Si bien, toda celebración eucarística encierra la gratitud, la alabanza, la imploración por las gracias necesarias, la petición del perdón por los pecados conscientemente cometidos, al momento de recibir la Hostia Santa constatamos que verdaderamente es el Pan que da la vida en abundancia, el único capaz de nutrir el alma y la familia cuando las fuerzas se ven debilitadas. Por ello, teniendo presente las promesas del Señor que confirió a la oración un poder ilimitado,  resulta un imperativo pedir por los padres de nuestro hermano que hoy, en el mismo espíritu del patriarca Abrahan ofrecen a quien les fue ofrecido, toda vez que Dios al momento de crear el alma de nuestro hermano lo colocó al cuidado de sus padres quienes, con generosidad lo esperaron, con abnegación lo cuidaron y con esperanza hoy lo colocan en las manos del Buen Padre. En efecto: “Nos hiciste para Ti Señor, e inquieto estará nuestro corazón mientras no descanse en Ti”.

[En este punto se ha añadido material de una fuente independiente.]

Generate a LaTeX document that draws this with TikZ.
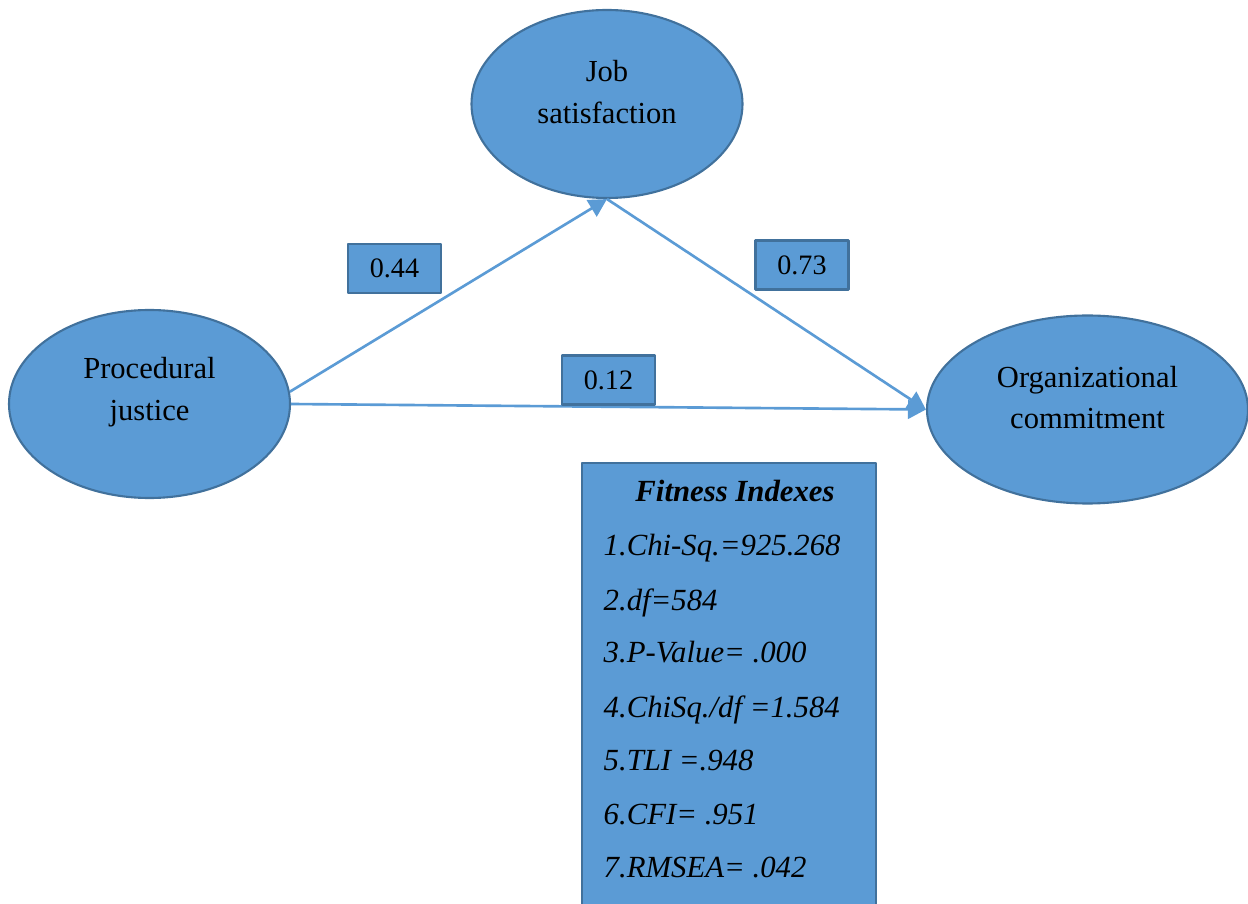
\documentclass[tikz,border=0pt]{standalone}
\usepackage{fontspec}
\setmainfont{Liberation Serif}
\usetikzlibrary{arrows.meta}
\usetikzlibrary{shapes.geometric}
\usetikzlibrary{positioning}
\definecolor{sem-fill}{HTML}{5B9BD5}
\definecolor{sem-edge}{HTML}{41719C}

\tikzset{
  latent/.style={ellipse, draw=sem-edge, line width=1.2pt, fill=sem-fill, inner sep=0pt},
  latenttext/.style={align=center, yshift=0.24cm, font=\fontsize{17.4}{23.6}\selectfont},
  coef/.style={rectangle, draw=sem-edge, line width=1.2pt, fill=sem-fill, minimum width=1.86cm, minimum height=0.98cm, font=\fontsize{16}{19}\selectfont},
  semarrow/.style={-{Triangle[length=0.36cm,width=0.38cm]}, line width=1.5pt, color=sem-fill},
  fitline/.style={anchor=base west, font=\fontsize{17.5}{21}\selectfont\itshape},
}

\begin{document}
\begin{tikzpicture}[line join=round]
    % frame
    \useasboundingbox (0,0) rectangle (24.96,18.06);

    % latent variables
    \node[latent, minimum width=5.42cm, minimum height=3.76cm,
          label={[latenttext]center:Job\\satisfaction}] (js) at (12.14,15.98) {};
    \node[latent, minimum width=5.62cm, minimum height=3.76cm,
          label={[latenttext]center:Procedural\\justice}] (pj) at (2.99,9.98) {};
    \node[latent, minimum width=6.42cm, minimum height=3.76cm,
          label={[latenttext]center:Organizational\\commitment}] (oc) at (21.75,9.87) {};

    % paths
    \draw[semarrow] (pj.5) -- (js.south);
    \draw[semarrow] (js.south) -- (oc.west);
    \draw[semarrow] (pj.east) -- (oc.west);

    % path coefficients
    \node[coef] (c44) at (7.89,12.69) {0.44};
    \node[coef] (c73) at (16.04,12.76) {0.73};
    \node[coef] (c12) at (12.17,10.46) {0.12};

    % fit indexes
    \node[draw=sem-edge, fill=sem-fill, line width=1pt, anchor=north west,
          minimum width=5.88cm, minimum height=8.95cm] (fitbox) at (11.62,8.82) {};
    \node[anchor=base, font=\fontsize{17.5}{21}\selectfont\bfseries\itshape] (fithead) at (14.70,8.02) {Fitness Indexes};
    \node[fitline] (fit1) at (11.95,6.94) {1.Chi-Sq.=925.268};
    \node[fitline] (fit2) at (11.95,5.86) {2.df=584};
    \node[fitline] (fit3) at (11.95,4.80) {3.P-Value= .000};
    \node[fitline] (fit4) at (11.95,3.72) {4.ChiSq./df =1.584};
    \node[fitline] (fit5) at (11.95,2.66) {5.TLI =.948};
    \node[fitline] (fit6) at (11.95,1.58) {6.CFI= .951};
    \node[fitline] (fit7) at (11.95,0.52) {7.RMSEA= .042};

\end{tikzpicture}
\end{document}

Como padres de familia han sabido interpretar fidedignamente el amor de Dios no sólo para sus hijos, sino que de manera ejemplar, no exentos de dudas e incertidumbres, son un modelo fidedigno para tantos que, con ocasión de tomar la Cruz lo hacen unilateralmente olvidando que en su condición de esposos son uno sólo al momento de subir al Gólgota como al instante de reconocer la evidencia del sepulcro vacío. Sin duda, no quedará exento de un premio muy grande en el Cielo y en la tierra la dedicación con que ambos se esmeraron en cuidar a vuestro hijo, lo cual ciertamente conoció de fortalezas e incertidumbres, nunca de claudicación siempre de abnegación.

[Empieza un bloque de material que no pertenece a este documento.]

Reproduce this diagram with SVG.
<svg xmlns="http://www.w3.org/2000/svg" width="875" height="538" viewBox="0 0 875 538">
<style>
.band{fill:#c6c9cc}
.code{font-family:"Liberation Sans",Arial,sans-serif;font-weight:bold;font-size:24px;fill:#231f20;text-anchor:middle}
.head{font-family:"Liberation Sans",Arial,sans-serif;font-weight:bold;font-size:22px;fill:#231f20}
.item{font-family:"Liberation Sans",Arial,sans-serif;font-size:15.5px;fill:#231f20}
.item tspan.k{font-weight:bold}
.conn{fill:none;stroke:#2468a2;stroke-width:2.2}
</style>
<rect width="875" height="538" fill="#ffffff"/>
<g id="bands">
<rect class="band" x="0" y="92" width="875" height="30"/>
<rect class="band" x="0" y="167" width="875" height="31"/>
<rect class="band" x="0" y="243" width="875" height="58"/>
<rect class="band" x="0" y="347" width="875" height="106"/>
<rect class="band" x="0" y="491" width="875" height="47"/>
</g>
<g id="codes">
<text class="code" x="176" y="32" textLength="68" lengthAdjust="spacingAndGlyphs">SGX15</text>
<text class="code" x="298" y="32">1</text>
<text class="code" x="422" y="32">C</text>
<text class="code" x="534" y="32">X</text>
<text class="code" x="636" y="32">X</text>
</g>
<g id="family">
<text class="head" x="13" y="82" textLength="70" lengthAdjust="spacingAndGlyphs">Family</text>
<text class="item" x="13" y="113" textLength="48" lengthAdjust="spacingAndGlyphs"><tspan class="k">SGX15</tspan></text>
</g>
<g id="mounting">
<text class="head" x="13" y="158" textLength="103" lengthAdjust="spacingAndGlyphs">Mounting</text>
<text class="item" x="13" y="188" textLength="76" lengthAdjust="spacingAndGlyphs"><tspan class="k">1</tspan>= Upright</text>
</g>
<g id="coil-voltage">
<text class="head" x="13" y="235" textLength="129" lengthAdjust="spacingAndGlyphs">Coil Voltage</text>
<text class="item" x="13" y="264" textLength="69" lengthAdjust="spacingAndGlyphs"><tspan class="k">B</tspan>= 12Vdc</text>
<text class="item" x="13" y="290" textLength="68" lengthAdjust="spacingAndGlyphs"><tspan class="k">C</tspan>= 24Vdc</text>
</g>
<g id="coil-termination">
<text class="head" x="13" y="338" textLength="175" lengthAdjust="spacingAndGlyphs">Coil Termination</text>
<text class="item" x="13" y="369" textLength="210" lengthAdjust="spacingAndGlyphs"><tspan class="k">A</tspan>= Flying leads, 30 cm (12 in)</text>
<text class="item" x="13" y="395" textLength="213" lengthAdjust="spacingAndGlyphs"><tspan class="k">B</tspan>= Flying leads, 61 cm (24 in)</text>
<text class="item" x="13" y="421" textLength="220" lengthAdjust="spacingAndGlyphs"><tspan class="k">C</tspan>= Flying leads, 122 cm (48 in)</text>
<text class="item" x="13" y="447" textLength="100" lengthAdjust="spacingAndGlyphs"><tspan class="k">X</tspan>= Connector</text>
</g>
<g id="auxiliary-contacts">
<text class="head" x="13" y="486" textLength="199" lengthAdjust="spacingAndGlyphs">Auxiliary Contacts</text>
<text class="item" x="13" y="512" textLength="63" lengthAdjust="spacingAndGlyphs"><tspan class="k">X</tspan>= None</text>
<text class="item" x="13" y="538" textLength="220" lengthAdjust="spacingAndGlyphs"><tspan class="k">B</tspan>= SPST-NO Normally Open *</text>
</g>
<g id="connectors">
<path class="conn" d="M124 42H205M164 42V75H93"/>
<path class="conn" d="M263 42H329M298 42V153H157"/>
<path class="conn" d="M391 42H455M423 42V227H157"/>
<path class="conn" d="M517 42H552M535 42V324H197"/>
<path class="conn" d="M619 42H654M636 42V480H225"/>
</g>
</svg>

Sólo desde la fe hoy constatamos que las mismas lágrimas de una momentánea despedida se transforman en las lágrimas ante la bienvenida que recibe por quienes, no por un tiempo, sino para siempre le acompañarán adorando a Quien sólo no puede dejar de amar a aquel que un día no dejó de crear.
Nuestra mirada se di
rige entonces, hacia la Virgen María, que en esta parroquia se venera bajo la advocación de Nuestra Señora de las Mercedes, en cuyo regazo nadie sobra y en cuyo corazón todos ocupamos un lugar principal. Imploramos que la delicadeza del alma de la Madre de Dios, constituida llena de gracia y medianera universal de toda gracia, presente el corazón privilegiado de nuestro hermano ante el Señor de la  Divina Misericordia. ¡Viva Cristo Rey!